Common Name Search Begins

I am working on a portion of code which will take the scientific names of each organism in a given tree and search for the corresponding common name of each one. I am doing the search using the database at ubio.org. I can currently post a search term to the form and retrieve the resulting HTML page. I can parse that page to determine whether it is the page for a specific organism or whether the program has found multiple possible matches and is asking for more information. 

The current issue is that the HTML I get back from the initial search is not the same as the HTML I get when I do the search in a browser and look at the resulting source code. That's definitely a sizeable issue.

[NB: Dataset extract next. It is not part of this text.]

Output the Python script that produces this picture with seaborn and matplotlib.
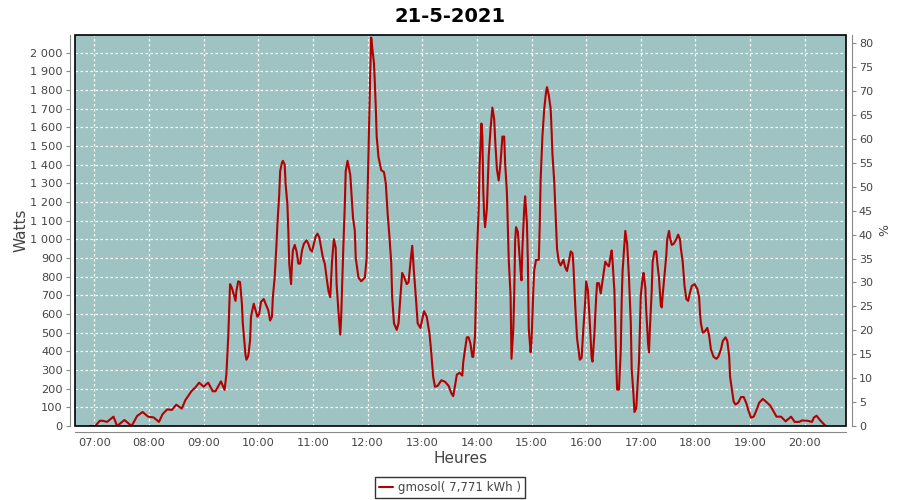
import pandas as pd
import seaborn as sns
import matplotlib
matplotlib.use("Agg")
import matplotlib.pyplot as plt
from matplotlib.patches import Rectangle
from matplotlib.ticker import FuncFormatter, MultipleLocator

# Readings of the day (time, watts)
times = [
    "06:55", "07:01", "07:06", "07:09", "07:14", "07:21", "07:25", "07:33", "07:41", "07:47",
    "07:53", "07:59", "08:05", "08:11", "08:15", "08:20", "08:25", "08:30", "08:36", "08:40",
    "08:47", "08:51", "08:55", "09:00", "09:05", "09:10", "09:13", "09:19", "09:23", "09:25",
    "09:27", "09:29", "09:31", "09:33", "09:35", "09:36", "09:38", "09:40", "09:42", "09:43",
    "09:45", "09:46", "09:47", "09:49", "09:51", "09:52", "09:55", "09:57", "09:59", "10:01",
    "10:03", "10:06", "10:08", "10:11", "10:13", "10:15", "10:16", "10:18", "10:20", "10:21",
    "10:23", "10:24", "10:26", "10:27", "10:29", "10:30", "10:32", "10:33", "10:34", "10:36",
    "10:37", "10:38", "10:40", "10:42", "10:44", "10:46", "10:48", "10:50", "10:53", "10:55",
    "10:57", "10:59", "11:01", "11:03", "11:05", "11:07", "11:09", "11:11", "11:13", "11:15",
    "11:17", "11:19", "11:21", "11:23", "11:25", "11:26", "11:28", "11:30", "11:31", "11:33",
    "11:35", "11:36", "11:38", "11:41", "11:44", "11:46", "11:47", "11:50", "11:53", "11:57",
    "11:59", "12:00", "12:02", "12:03", "12:04", "12:05", "12:07", "12:08", "12:09", "12:10",
    "12:12", "12:15", "12:18", "12:20", "12:22", "12:24", "12:26", "12:27", "12:29", "12:32",
    "12:34", "12:36", "12:38", "12:40", "12:43", "12:45", "12:47", "12:49", "12:51", "12:53",
    "12:55", "12:58", "13:00", "13:02", "13:05", "13:08", "13:10", "13:12", "13:14", "13:17",
    "13:21", "13:25", "13:29", "13:32", "13:34", "13:36", "13:38", "13:41", "13:44", "13:45",
    "13:47", "13:49", "13:51", "13:53", "13:55", "13:56", "13:58", "13:59", "14:00", "14:02",
    "14:03", "14:05", "14:06", "14:07", "14:08", "14:09", "14:11", "14:12", "14:13", "14:15",
    "14:17", "14:19", "14:20", "14:22", "14:24", "14:26", "14:28", "14:30", "14:31", "14:33",
    "14:34", "14:35", "14:37", "14:38", "14:40", "14:41", "14:42", "14:43", "14:45", "14:46",
    "14:48", "14:49", "14:50", "14:52", "14:53", "14:55", "14:56", "14:57", "14:59", "15:00",
    "15:02", "15:03", "15:05", "15:08", "15:09", "15:10", "15:12", "15:14", "15:16", "15:17",
    "15:19", "15:21", "15:22", "15:23", "15:25", "15:26", "15:27", "15:28", "15:30", "15:32",
    "15:35", "15:37", "15:39", "15:41", "15:43", "15:45", "15:46", "15:48", "15:50", "15:53",
    "15:55", "15:57", "15:59", "16:00", "16:02", "16:04", "16:06", "16:07", "16:09", "16:11",
    "16:12", "16:14", "16:16", "16:19", "16:21", "16:23", "16:25", "16:27", "16:28", "16:29",
    "16:31", "16:32", "16:33", "16:34", "16:36", "16:38", "16:39", "16:40", "16:42", "16:43",
    "16:45", "16:47", "16:49", "16:50", "16:52", "16:53", "16:55", "16:56", "16:58", "16:59",
    "17:00", "17:02", "17:03", "17:05", "17:06", "17:08", "17:09", "17:10", "17:12", "17:13",
    "17:15", "17:17", "17:18", "17:20", "17:22", "17:23", "17:24", "17:26", "17:28", "17:29",
    "17:31", "17:32", "17:34", "17:36", "17:39", "17:41", "17:43", "17:44", "17:46", "17:48",
    "17:50", "17:52", "17:54", "17:56", "17:59", "18:02", "18:04", "18:05", "18:06", "18:08",
    "18:10", "18:13", "18:15", "18:17", "18:20", "18:23", "18:25", "18:28", "18:30", "18:33",
    "18:35", "18:37", "18:38", "18:40", "18:42", "18:44", "18:47", "18:50", "18:53", "18:56",
    "18:58", "19:01", "19:04", "19:07", "19:10", "19:14", "19:18", "19:22", "19:25", "19:29",
    "19:34", "19:39", "19:45", "19:49", "19:54", "19:57", "20:03", "20:08", "20:10", "20:13",
    "20:17", "20:22", "20:23",
]
watts = [
    0, 0, 28, 28, 22, 50, 0, 32, 0, 54,
    75, 50, 46, 22, 64, 89, 86, 114, 93, 139,
    189, 207, 232, 211, 232, 186, 186, 239, 193, 279,
    475, 760, 740, 705, 670, 725, 775, 770, 655, 550,
    435, 380, 355, 375, 460, 585, 655, 620, 585, 600,
    665, 680, 655, 620, 565, 585, 690, 795, 975, 1080,
    1240, 1365, 1410, 1420, 1400, 1295, 1185, 1045, 870, 760,
    870, 940, 970, 935, 870, 870, 940, 975, 995, 975,
    945, 935, 975, 1015, 1030, 1010, 955, 900, 870, 795,
    725, 690, 885, 1000, 955, 760, 615, 490, 580, 900,
    1185, 1365, 1420, 1345, 1115, 1045, 900, 795, 775, 795,
    900, 1240, 1690, 1905, 2080, 2030, 1945, 1835, 1710, 1550,
    1440, 1370, 1360, 1300, 1140, 1015, 873, 690, 550, 515,
    550, 690, 820, 800, 760, 770, 873, 965, 820, 690,
    550, 525, 570, 615, 585, 495, 390, 265, 210, 215,
    245, 237, 215, 175, 160, 215, 275, 285, 270, 340,
    410, 475, 475, 440, 370, 370, 485, 700, 915, 1165,
    1395, 1620, 1555, 1270, 1130, 1065, 1165, 1305, 1445, 1590,
    1705, 1645, 1540, 1375, 1315, 1410, 1550, 1550, 1410, 1250,
    1080, 890, 700, 360, 520, 700, 985, 1065, 1040, 970,
    830, 780, 955, 1165, 1230, 1080, 880, 520, 395, 450,
    730, 835, 890, 890, 1070, 1320, 1555, 1700, 1790, 1815,
    1770, 1700, 1590, 1455, 1305, 1185, 1055, 950, 880, 860,
    890, 850, 830, 880, 935, 925, 860, 645, 470, 355,
    365, 525, 670, 775, 725, 555, 365, 345, 490, 690,
    765, 765, 710, 810, 880, 865, 855, 915, 940, 880,
    725, 525, 345, 195, 195, 405, 670, 830, 975, 1045,
    975, 795, 555, 305, 165, 75, 95, 185, 345, 525,
    700, 795, 820, 740, 615, 440, 395, 525, 725, 880,
    935, 935, 880, 790, 645, 635, 700, 805, 915, 1000,
    1045, 1010, 970, 975, 1000, 1025, 1000, 950, 880, 750,
    680, 670, 715, 750, 760, 735, 690, 605, 550, 500,
    505, 525, 485, 410, 370, 360, 370, 410, 455, 475,
    455, 375, 265, 195, 130, 115, 125, 155, 155, 120,
    85, 45, 50, 85, 125, 145, 128, 110, 85, 50,
    50, 25, 50, 22, 22, 30, 28, 22, 45, 55,
    30, 5, 0,
]
hour_ticks = list(range(7, 21))
series_name = "gmosol( 7,771 kWh )"
title = "21-5-2021"
peak_watts = 2562  # 100 % on the right axis

df = pd.DataFrame({"time": times, "watts": watts})
t = pd.to_datetime(df["time"], format="%H:%M")
df["hour"] = t.dt.hour + t.dt.minute / 60

sns.set_style("white")
plt.rcParams["font.family"] = ["DejaVu Sans"]

fig = plt.figure(figsize=(9, 5), dpi=100)
ax = fig.add_axes([0.0837, 0.148, 0.8566, 0.782])
ax.set_facecolor("#9ec3c2")

sns.lineplot(data=df, x="hour", y="watts", ax=ax, color="#b40000", linewidth=1.5,
             label=series_name, legend=False)

ax.set_xlim(6.652, 20.76)
ax.set_ylim(0, 2094)
ax.set_xticks(hour_ticks)
ax.set_xticklabels([f"{h:02d}:00" for h in hour_ticks])
ax.yaxis.set_major_locator(MultipleLocator(100))
ax.yaxis.set_major_formatter(FuncFormatter(lambda v, p: f"{int(v):,}".replace(",", " ")))
ax.grid(True, color="white", linestyle=(0, (2, 2)), linewidth=0.9)

gray = "#888888"
for side in ["left", "bottom"]:
    ax.spines[side].set_position(("outward", 4))
    ax.spines[side].set_color(gray)
for side in ["top", "right"]:
    ax.spines[side].set_visible(False)
ax.tick_params(axis="both", colors=gray, labelcolor="#444444", labelsize=8.2,
               length=3, width=0.8, direction="out", pad=2)
ax.add_patch(Rectangle((0, 0), 1, 1, transform=ax.transAxes, fill=False,
                       edgecolor="black", linewidth=1.2, clip_on=False, zorder=5))

ax.set_xlabel("Heures", fontsize=11, color="#444444", labelpad=2)
ax.set_ylabel("Watts", fontsize=11, color="#444444", labelpad=1)

# right axis in percent
ax2 = ax.twinx()
ax2.set_ylim(0, 2094 / peak_watts * 100)
ax2.yaxis.set_major_locator(MultipleLocator(5))
for side in ["left", "bottom", "top"]:
    ax2.spines[side].set_visible(False)
ax2.spines["right"].set_position(("outward", 4))
ax2.spines["right"].set_color(gray)
ax2.tick_params(axis="y", colors=gray, labelcolor="#444444", labelsize=8,
                length=3, width=0.8, direction="out", pad=2)
ax2.set_ylabel("%", fontsize=9, color="#444444", labelpad=4)

fig.suptitle(title, fontsize=14, fontweight="bold", color="black", y=0.985)

handles, labels = ax.get_legend_handles_labels()
leg = fig.legend(handles, labels, loc="center", bbox_to_anchor=(0.5, 0.025),
                 fontsize=8.5, frameon=True, fancybox=False, handlelength=1.2,
                 handletextpad=0.4, borderpad=0.35, labelcolor="#444444")
leg.get_frame().set_edgecolor("black")
leg.get_frame().set_linewidth(1)

fig.savefig("out.png", dpi=100)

The URL is the same, but one's looking for more information and the other is an "Advanced Search" page that I can't even navigate to if I try in my browser. 

I at least have my algorithm written out for how I intend to parse the HTML in order to find the common name of the organism (once I figure out how to get to the correct HTML).

Enter search term into ubio.org. Get resulting page

  

     after text string "Scientific Match" search for "a href ='" string

   save the next text till "'" as a link string

   save a substring of the text after the next > and before <

   compare that to the search term. 

   If it's a match

   follow the saved link 

on the resulting page: 

Find the text "name = 'Common name'"

  After that point, find "namebankID"

  Save a substring of the text after the next > and before <

   return the substring as the common name 

Else 

  repeat by searching for next "a href = '" string

  Stop when you've reached ". 

  Return either the search term or a null string as the common name.

  


Friday, March 13, 2009

Rough UI Diagram


In the formatting pannel there will also be Hide/Show images buttons.

Wednesday, March 4, 2009

Algorithm Details

Below is the section on Algorithm Details from my newly updated Design Document. Once the entire document is posted on the DMD Senior Projects website, I will provide a link to it. For now, this is the part I've been working the hardest on  lately, and it will outline my plan for the rest of the project, so I think it's worth posting about. 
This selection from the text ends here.